- _Goal of the exercise_
Copy the listing below in full and skip every picture.

- _Information shown_

----

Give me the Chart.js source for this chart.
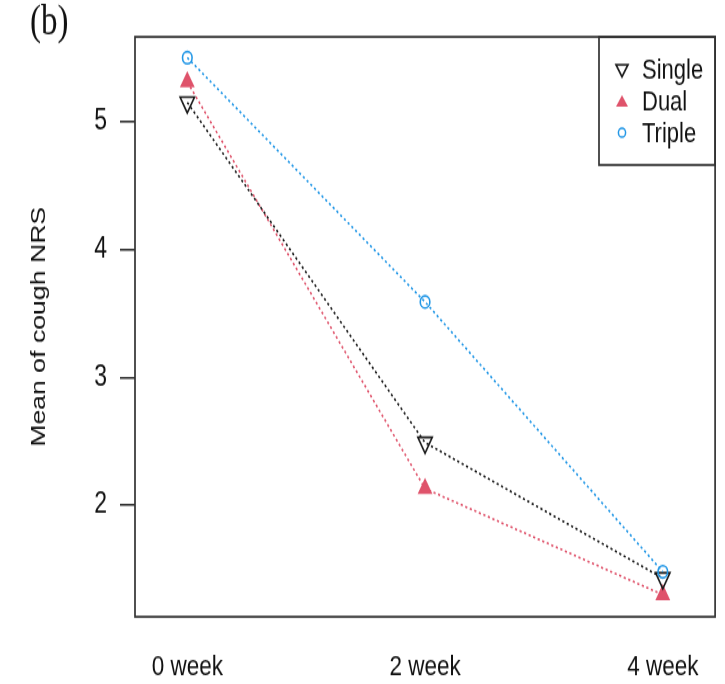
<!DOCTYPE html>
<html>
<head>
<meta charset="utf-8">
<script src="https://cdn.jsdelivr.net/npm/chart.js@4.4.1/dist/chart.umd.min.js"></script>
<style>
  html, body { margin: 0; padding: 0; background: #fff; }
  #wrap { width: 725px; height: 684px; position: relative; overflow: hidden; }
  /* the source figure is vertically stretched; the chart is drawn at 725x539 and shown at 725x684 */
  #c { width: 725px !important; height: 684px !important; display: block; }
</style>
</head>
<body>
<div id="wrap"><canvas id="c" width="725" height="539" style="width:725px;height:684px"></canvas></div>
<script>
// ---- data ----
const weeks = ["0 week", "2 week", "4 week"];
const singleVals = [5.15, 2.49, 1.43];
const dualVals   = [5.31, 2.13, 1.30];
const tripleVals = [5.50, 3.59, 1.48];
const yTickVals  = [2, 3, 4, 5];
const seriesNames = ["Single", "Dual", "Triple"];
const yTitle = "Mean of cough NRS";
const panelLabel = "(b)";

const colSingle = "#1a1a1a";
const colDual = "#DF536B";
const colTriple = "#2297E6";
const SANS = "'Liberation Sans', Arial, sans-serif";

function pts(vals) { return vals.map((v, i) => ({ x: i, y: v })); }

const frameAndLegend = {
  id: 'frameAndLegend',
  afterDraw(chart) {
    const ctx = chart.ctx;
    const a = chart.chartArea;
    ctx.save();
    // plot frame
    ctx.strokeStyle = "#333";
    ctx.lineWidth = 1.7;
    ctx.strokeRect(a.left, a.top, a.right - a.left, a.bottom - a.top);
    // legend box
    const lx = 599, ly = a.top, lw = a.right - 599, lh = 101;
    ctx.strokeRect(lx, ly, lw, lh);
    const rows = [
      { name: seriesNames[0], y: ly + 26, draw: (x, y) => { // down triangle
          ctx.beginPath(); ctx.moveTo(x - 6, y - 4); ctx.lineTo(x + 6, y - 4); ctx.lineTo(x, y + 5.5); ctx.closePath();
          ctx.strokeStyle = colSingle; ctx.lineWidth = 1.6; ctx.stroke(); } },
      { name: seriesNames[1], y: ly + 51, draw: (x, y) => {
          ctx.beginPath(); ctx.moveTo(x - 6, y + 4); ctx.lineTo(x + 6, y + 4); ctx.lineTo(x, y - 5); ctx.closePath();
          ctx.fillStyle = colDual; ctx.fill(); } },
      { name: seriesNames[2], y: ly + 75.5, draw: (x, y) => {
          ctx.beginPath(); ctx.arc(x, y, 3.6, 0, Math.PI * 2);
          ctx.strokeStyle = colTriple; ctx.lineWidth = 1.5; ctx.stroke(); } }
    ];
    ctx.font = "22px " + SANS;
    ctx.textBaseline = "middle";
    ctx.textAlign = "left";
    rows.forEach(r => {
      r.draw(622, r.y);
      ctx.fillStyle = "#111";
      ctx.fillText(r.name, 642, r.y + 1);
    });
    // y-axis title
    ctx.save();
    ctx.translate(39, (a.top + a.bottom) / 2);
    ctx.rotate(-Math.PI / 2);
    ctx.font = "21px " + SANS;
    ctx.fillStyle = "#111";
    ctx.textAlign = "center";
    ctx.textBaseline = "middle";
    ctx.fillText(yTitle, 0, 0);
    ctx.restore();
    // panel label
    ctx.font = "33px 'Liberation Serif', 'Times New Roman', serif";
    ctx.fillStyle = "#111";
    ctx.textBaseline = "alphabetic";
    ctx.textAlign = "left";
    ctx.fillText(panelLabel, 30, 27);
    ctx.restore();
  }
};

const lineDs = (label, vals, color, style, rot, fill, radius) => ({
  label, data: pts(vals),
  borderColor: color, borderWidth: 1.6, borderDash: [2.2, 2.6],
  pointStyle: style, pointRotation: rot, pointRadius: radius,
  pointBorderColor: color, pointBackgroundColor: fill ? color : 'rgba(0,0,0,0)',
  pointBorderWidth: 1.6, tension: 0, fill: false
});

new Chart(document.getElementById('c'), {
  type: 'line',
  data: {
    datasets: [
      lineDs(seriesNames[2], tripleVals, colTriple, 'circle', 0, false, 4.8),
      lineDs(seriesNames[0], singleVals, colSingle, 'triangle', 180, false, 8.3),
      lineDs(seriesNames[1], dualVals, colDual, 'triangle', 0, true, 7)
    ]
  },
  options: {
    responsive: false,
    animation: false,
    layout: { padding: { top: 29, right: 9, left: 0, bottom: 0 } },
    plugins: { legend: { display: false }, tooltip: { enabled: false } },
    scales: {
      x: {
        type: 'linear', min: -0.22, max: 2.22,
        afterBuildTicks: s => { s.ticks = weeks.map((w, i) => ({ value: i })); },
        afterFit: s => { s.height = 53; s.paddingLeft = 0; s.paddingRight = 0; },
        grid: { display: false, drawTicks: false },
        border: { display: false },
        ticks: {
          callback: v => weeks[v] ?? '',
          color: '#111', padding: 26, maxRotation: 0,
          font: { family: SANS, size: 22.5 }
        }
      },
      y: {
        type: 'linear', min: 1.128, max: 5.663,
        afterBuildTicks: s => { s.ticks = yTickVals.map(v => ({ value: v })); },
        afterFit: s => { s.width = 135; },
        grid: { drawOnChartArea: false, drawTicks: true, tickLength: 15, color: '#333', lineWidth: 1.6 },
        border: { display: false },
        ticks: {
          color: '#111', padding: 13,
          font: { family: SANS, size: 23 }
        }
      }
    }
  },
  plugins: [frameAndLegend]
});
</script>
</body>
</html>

----

- _The result_
Give me the Chart.js source for this chart.
<!DOCTYPE html>
<html>
<head>
<meta charset="utf-8">
<script src="https://cdn.jsdelivr.net/npm/chart.js@4.4.1/dist/chart.umd.min.js"></script>
<style>
  html, body { margin: 0; padding: 0; background: #fff; }
  #wrap { width: 725px; height: 684px; position: relative; overflow: hidden; }
  /* the source figure is vertically stretched; the chart is drawn at 725x539 and shown at 725x684 */
  #c { width: 725px !important; height: 684px !important; display: block; }
</style>
</head>
<body>
<div id="wrap"><canvas id="c" width="725" height="539" style="width:725px;height:684px"></canvas></div>
<script>
// ---- data ----
const weeks = ["0 week", "2 week", "4 week"];
const singleVals = [5.15, 2.49, 1.43];
const dualVals   = [5.31, 2.13, 1.30];
const tripleVals = [5.50, 3.59, 1.48];
const yTickVals  = [2, 3, 4, 5];
const seriesNames = ["Single", "Dual", "Triple"];
const yTitle = "Mean of cough NRS";
const panelLabel = "(b)";

const colSingle = "#1a1a1a";
const colDual = "#DF536B";
const colTriple = "#2297E6";
const SANS = "'Liberation Sans', Arial, sans-serif";

function pts(vals) { return vals.map((v, i) => ({ x: i, y: v })); }

const frameAndLegend = {
  id: 'frameAndLegend',
  afterDraw(chart) {
    const ctx = chart.ctx;
    const a = chart.chartArea;
    ctx.save();
    // plot frame
    ctx.strokeStyle = "#333";
    ctx.lineWidth = 1.7;
    ctx.strokeRect(a.left, a.top, a.right - a.left, a.bottom - a.top);
    // legend box
    const lx = 599, ly = a.top, lw = a.right - 599, lh = 101;
    ctx.strokeRect(lx, ly, lw, lh);
    const rows = [
      { name: seriesNames[0], y: ly + 26, draw: (x, y) => { // down triangle
          ctx.beginPath(); ctx.moveTo(x - 6, y - 4); ctx.lineTo(x + 6, y - 4); ctx.lineTo(x, y + 5.5); ctx.closePath();
          ctx.strokeStyle = colSingle; ctx.lineWidth = 1.6; ctx.stroke(); } },
      { name: seriesNames[1], y: ly + 51, draw: (x, y) => {
          ctx.beginPath(); ctx.moveTo(x - 6, y + 4); ctx.lineTo(x + 6, y + 4); ctx.lineTo(x, y - 5); ctx.closePath();
          ctx.fillStyle = colDual; ctx.fill(); } },
      { name: seriesNames[2], y: ly + 75.5, draw: (x, y) => {
          ctx.beginPath(); ctx.arc(x, y, 3.6, 0, Math.PI * 2);
          ctx.strokeStyle = colTriple; ctx.lineWidth = 1.5; ctx.stroke(); } }
    ];
    ctx.font = "22px " + SANS;
    ctx.textBaseline = "middle";
    ctx.textAlign = "left";
    rows.forEach(r => {
      r.draw(622, r.y);
      ctx.fillStyle = "#111";
      ctx.fillText(r.name, 642, r.y + 1);
    });
    // y-axis title
    ctx.save();
    ctx.translate(39, (a.top + a.bottom) / 2);
    ctx.rotate(-Math.PI / 2);
    ctx.font = "21px " + SANS;
    ctx.fillStyle = "#111";
    ctx.textAlign = "center";
    ctx.textBaseline = "middle";
    ctx.fillText(yTitle, 0, 0);
    ctx.restore();
    // panel label
    ctx.font = "33px 'Liberation Serif', 'Times New Roman', serif";
    ctx.fillStyle = "#111";
    ctx.textBaseline = "alphabetic";
    ctx.textAlign = "left";
    ctx.fillText(panelLabel, 30, 27);
    ctx.restore();
  }
};

const lineDs = (label, vals, color, style, rot, fill, radius) => ({
  label, data: pts(vals),
  borderColor: color, borderWidth: 1.6, borderDash: [2.2, 2.6],
  pointStyle: style, pointRotation: rot, pointRadius: radius,
  pointBorderColor: color, pointBackgroundColor: fill ? color : 'rgba(0,0,0,0)',
  pointBorderWidth: 1.6, tension: 0, fill: false
});

new Chart(document.getElementById('c'), {
  type: 'line',
  data: {
    datasets: [
      lineDs(seriesNames[2], tripleVals, colTriple, 'circle', 0, false, 4.8),
      lineDs(seriesNames[0], singleVals, colSingle, 'triangle', 180, false, 8.3),
      lineDs(seriesNames[1], dualVals, colDual, 'triangle', 0, true, 7)
    ]
  },
  options: {
    responsive: false,
    animation: false,
    layout: { padding: { top: 29, right: 9, left: 0, bottom: 0 } },
    plugins: { legend: { display: false }, tooltip: { enabled: false } },
    scales: {
      x: {
        type: 'linear', min: -0.22, max: 2.22,
        afterBuildTicks: s => { s.ticks = weeks.map((w, i) => ({ value: i })); },
        afterFit: s => { s.height = 53; s.paddingLeft = 0; s.paddingRight = 0; },
        grid: { display: false, drawTicks: false },
        border: { display: false },
        ticks: {
          callback: v => weeks[v] ?? '',
          color: '#111', padding: 26, maxRotation: 0,
          font: { family: SANS, size: 22.5 }
        }
      },
      y: {
        type: 'linear', min: 1.128, max: 5.663,
        afterBuildTicks: s => { s.ticks = yTickVals.map(v => ({ value: v })); },
        afterFit: s => { s.width = 135; },
        grid: { drawOnChartArea: false, drawTicks: true, tickLength: 15, color: '#333', lineWidth: 1.6 },
        border: { display: false },
        ticks: {
          color: '#111', padding: 13,
          font: { family: SANS, size: 23 }
        }
      }
    }
  },
  plugins: [frameAndLegend]
});
</script>
</body>
</html>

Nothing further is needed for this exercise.